To replant or not…a question on some tillage farmers’ minds

Ciarán Collins – Teagasc tillage crop specialist – had the tough task of giving advice to farmers who are looking at struggling winter cereal crops at the Dairygold Tillage Conference last Friday, January 24.

Ciarán urged farmers to think long and hard before they replant.

Don’t jump at the decision to take out a crop, leave it for as long as you possibly can until growth gets going before you make the decision.

“When you drive around the country you can see in the main it’s not a whole field missing; it’s a headland.

“It might be a wet headland or a patch in the field – that often equates to an area where there’s poor drainage, a headland that has been trafficked quite a lot, maybe with soil structural issues.”

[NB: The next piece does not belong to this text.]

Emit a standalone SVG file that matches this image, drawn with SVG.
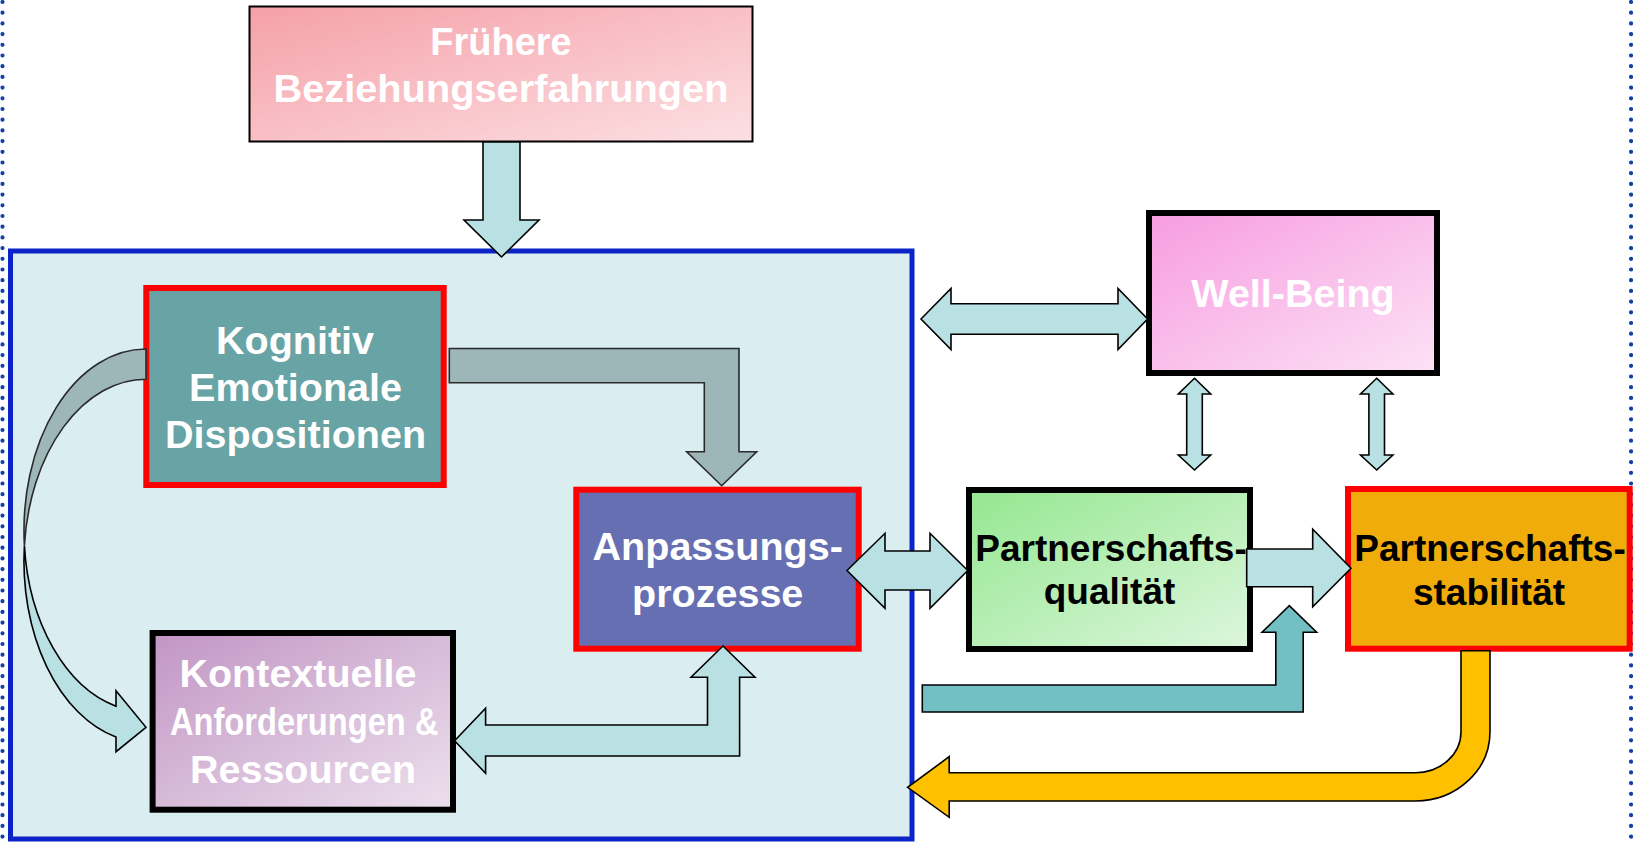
<svg xmlns="http://www.w3.org/2000/svg" width="1633" height="842" viewBox="0 0 1633 842">
<defs>
<linearGradient id="gPink" x1="0" y1="0" x2="1" y2="1"><stop offset="0" stop-color="#F5A0A8"/><stop offset="1" stop-color="#FCE0E3"/></linearGradient>
<linearGradient id="gMagenta" x1="0" y1="0" x2="1" y2="1"><stop offset="0" stop-color="#F79CE1"/><stop offset="1" stop-color="#FCE2F5"/></linearGradient>
<linearGradient id="gGreen" x1="0" y1="0" x2="1" y2="1"><stop offset="0" stop-color="#94E790"/><stop offset="1" stop-color="#DDF6DD"/></linearGradient>
<linearGradient id="gViolet" x1="0" y1="0" x2="1" y2="1"><stop offset="0" stop-color="#C295C4"/><stop offset="1" stop-color="#ECE0ED"/></linearGradient>
<style>
.dots{fill:none;stroke:#123FA8;stroke-width:4.2;stroke-linecap:round;stroke-dasharray:0 10.7}
.frame{fill:#DAEDF0;stroke:#0A24C8;stroke-width:5}
.bk{stroke:#000;stroke-width:6}
.rd{stroke:#FF0000;stroke-width:6}
.thin{stroke:#000;stroke-width:2}
.arr{fill:#B9E0E3;stroke:#000;stroke-width:1.6;stroke-linejoin:miter}
.gray{fill:#9DB6B8;stroke:#2A2A2A;stroke-width:1.6}
.teal{fill:#72BFC4;stroke:#000;stroke-width:1.6}
.gold{fill:#FFC000;stroke:#000;stroke-width:1.6}
.t{font-family:"Liberation Sans",Arial,sans-serif;font-weight:bold;text-anchor:middle}
.w{fill:#FFFFFF;font-size:39.5px}
.b{fill:#000000;font-size:37px}
</style>
</defs>

<g id="page-border">
<line class="dots" x1="2.5" y1="2" x2="2.5" y2="842"/>
<line class="dots" x1="1631" y1="2" x2="1631" y2="842"/>
</g>

<g id="dyadic-frame">
<rect class="frame" x="10.5" y="251" width="901.5" height="588"/>
</g>

<g id="fruehere">
<rect class="thin" x="249.5" y="6.5" width="503" height="135" fill="url(#gPink)"/>
<text class="t w" style="font-size:38px" x="501" y="55">Frühere</text>
<text class="t w" style="font-size:38px" x="501" y="102" textLength="455" lengthAdjust="spacingAndGlyphs">Beziehungserfahrungen</text>
</g>

<g id="kognitiv">
<rect class="rd" x="146.3" y="288" width="297.4" height="197" fill="#68A4A5"/>
<text class="t w" x="295" y="354">Kognitiv</text>
<text class="t w" x="295.5" y="400.7">Emotionale</text>
<text class="t w" x="295.5" y="448">Dispositionen</text>
</g>

<g id="anpassung">
<rect class="rd" x="576.3" y="489.7" width="282.4" height="159" fill="#676FB3"/>
<text class="t w" x="717.7" y="560">Anpassungs-</text>
<text class="t w" x="717.7" y="606.7">prozesse</text>
</g>

<g id="kontext">
<rect class="bk" x="152.6" y="633" width="300.4" height="176.7" fill="url(#gViolet)"/>
<text class="t w" x="298" y="686.7">Kontextuelle</text>
<text class="t w" x="304.2" y="735" textLength="268.6" lengthAdjust="spacingAndGlyphs">Anforderungen &amp;</text>
<text class="t w" x="303" y="783.3">Ressourcen</text>
</g>

<g id="wellbeing">
<rect class="bk" x="1149" y="213" width="288" height="160" fill="url(#gMagenta)"/>
<text class="t w" x="1293" y="307.3">Well-Being</text>
</g>

<g id="qualitaet">
<rect class="bk" x="969" y="490" width="281" height="159" fill="url(#gGreen)"/>
<text class="t b" x="1111" y="561">Partnerschafts-</text>
<text class="t b" x="1109.5" y="603.5">qualität</text>
</g>

<g id="stabilitaet">
<rect class="rd" x="1348" y="489" width="281.7" height="159.7" fill="#F0AC0B"/>
<text class="t b" x="1490" y="561">Partnerschafts-</text>
<text class="t b" x="1489" y="605">stabilität</text>
</g>

<g id="connectors">
<path class="arr" d="M483,142 L520,142 L520,220 L539,220 L501.5,257 L464,220 L483,220 Z"/>
<path class="gray" d="M449.3,348.5 L739,348.5 L739,451.7 L756.7,451.7 L721.7,485.7 L686.7,451.7 L704.3,451.7 L704.3,382.7 L449.3,382.7 Z"/>
<path class="gray" d="M146,349 A122,181.5 0 0 0 24.4,545.5 A122,181.5 0 0 1 146,379.3 Z"/>
<path class="arr" d="M24.4,545.5 A122,181.5 0 0 0 116,737 L116,751.7 L146,727.3 L116,690.7 L116,706.2 A122,181.5 0 0 1 24.4,545.5 Z"/>
<path class="arr" d="M454.6,740.7 L485.6,708.3 L485.6,725 L707.5,725 L707.5,677.3 L691,677.3 L723,646 L755,677.3 L739.6,677.3 L739.6,756 L485.6,756 L485.6,773.3 Z"/>
<path class="arr" d="M847,570.5 L885,533.3 L885,551 L930,551 L930,533.3 L967.7,570.5 L930,608.3 L930,590 L885,590 L885,608.3 Z"/>
<path class="arr" d="M921,319 L951,288.5 L951,303.7 L1118,303.7 L1118,288.5 L1147.6,319 L1118,349.5 L1118,334.3 L951,334.3 L951,349.5 Z"/>
<path class="arr" d="M1194.5,378.3 L1210.7,394 L1202.3,394 L1202.3,455 L1210.7,455 L1194.5,470 L1178.3,455 L1186.7,455 L1186.7,394 L1178.3,394 Z"/>
<path class="arr" d="M1376.7,378.3 L1392.9,394 L1384.5,394 L1384.5,455 L1392.9,455 L1376.7,470 L1360.5,455 L1368.9,455 L1368.9,394 L1360.5,394 Z"/>
<path class="arr" d="M1246.7,549 L1312.7,549 L1312.7,529.3 L1351,568.3 L1312.7,606.7 L1312.7,586.7 L1246.7,586.7 Z"/>
<path class="teal" d="M922.3,685 L1275.8,685 L1275.8,632.3 L1262,632.3 L1289.3,605.7 L1316.6,632.3 L1303.2,632.3 L1303.2,712 L922.3,712 Z"/>
<path class="gold" d="M1461,650.7 L1490,650.7 L1490,731.7 A74.4,69.3 0 0 1 1415.6,801 L949.2,801 L949.2,817.3 L907.6,787.3 L949.2,756.7 L949.2,772.7 L1415.6,772.7 A45.4,41 0 0 0 1461,731.7 Z"/>
</g>
</svg>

Ciarán asked does it make any sense to plant 0.5ac of spring barley on a bad headland in a winter barley field?

He added that there will be an opportunity to carry out drainage and plant cover crops on these areas of ground later in the year, which will help to improve the soil’s structure.

Ciarán advised farmers to take the opportunity to note the problem spots and to get drainage work done.

Matt Lawlee, Dairygold; Michael Archdeacon, Lombardstown; Michael Daly, Ballyhea and Richard Lucey, Ballyclough were pictured at the Dairygold Tillage Conference on ‘Sustainable Farming in a New Decade’ at Corrin Events Centre, Fermoy, Co Cork. Image source: O’Gorman Photography

Planting winter wheat in the spring time

The tillage specialist gave advice to farmers trying to get land sown and tick some work off their list.

Winter wheat varieties can be planted up until the middle of February: “Generally with the varieties we have at the moment there are no real vernilasation issues.”

Commenting on work done by Richie Hackett at Oak Park a number of years ago, Ciarán stated: “He found that the yield of winter wheat varieties sown in the spring was similar to spring varieties sown at that time.

Just to bear in mind, it’s a spring crop on the basic payment. It’s not the variety. It’s the date – December 31.

Ciarán also noted that farmers should be aiming for a high sowing rate of 200-230kg/ha as soil conditions will most likely be difficult.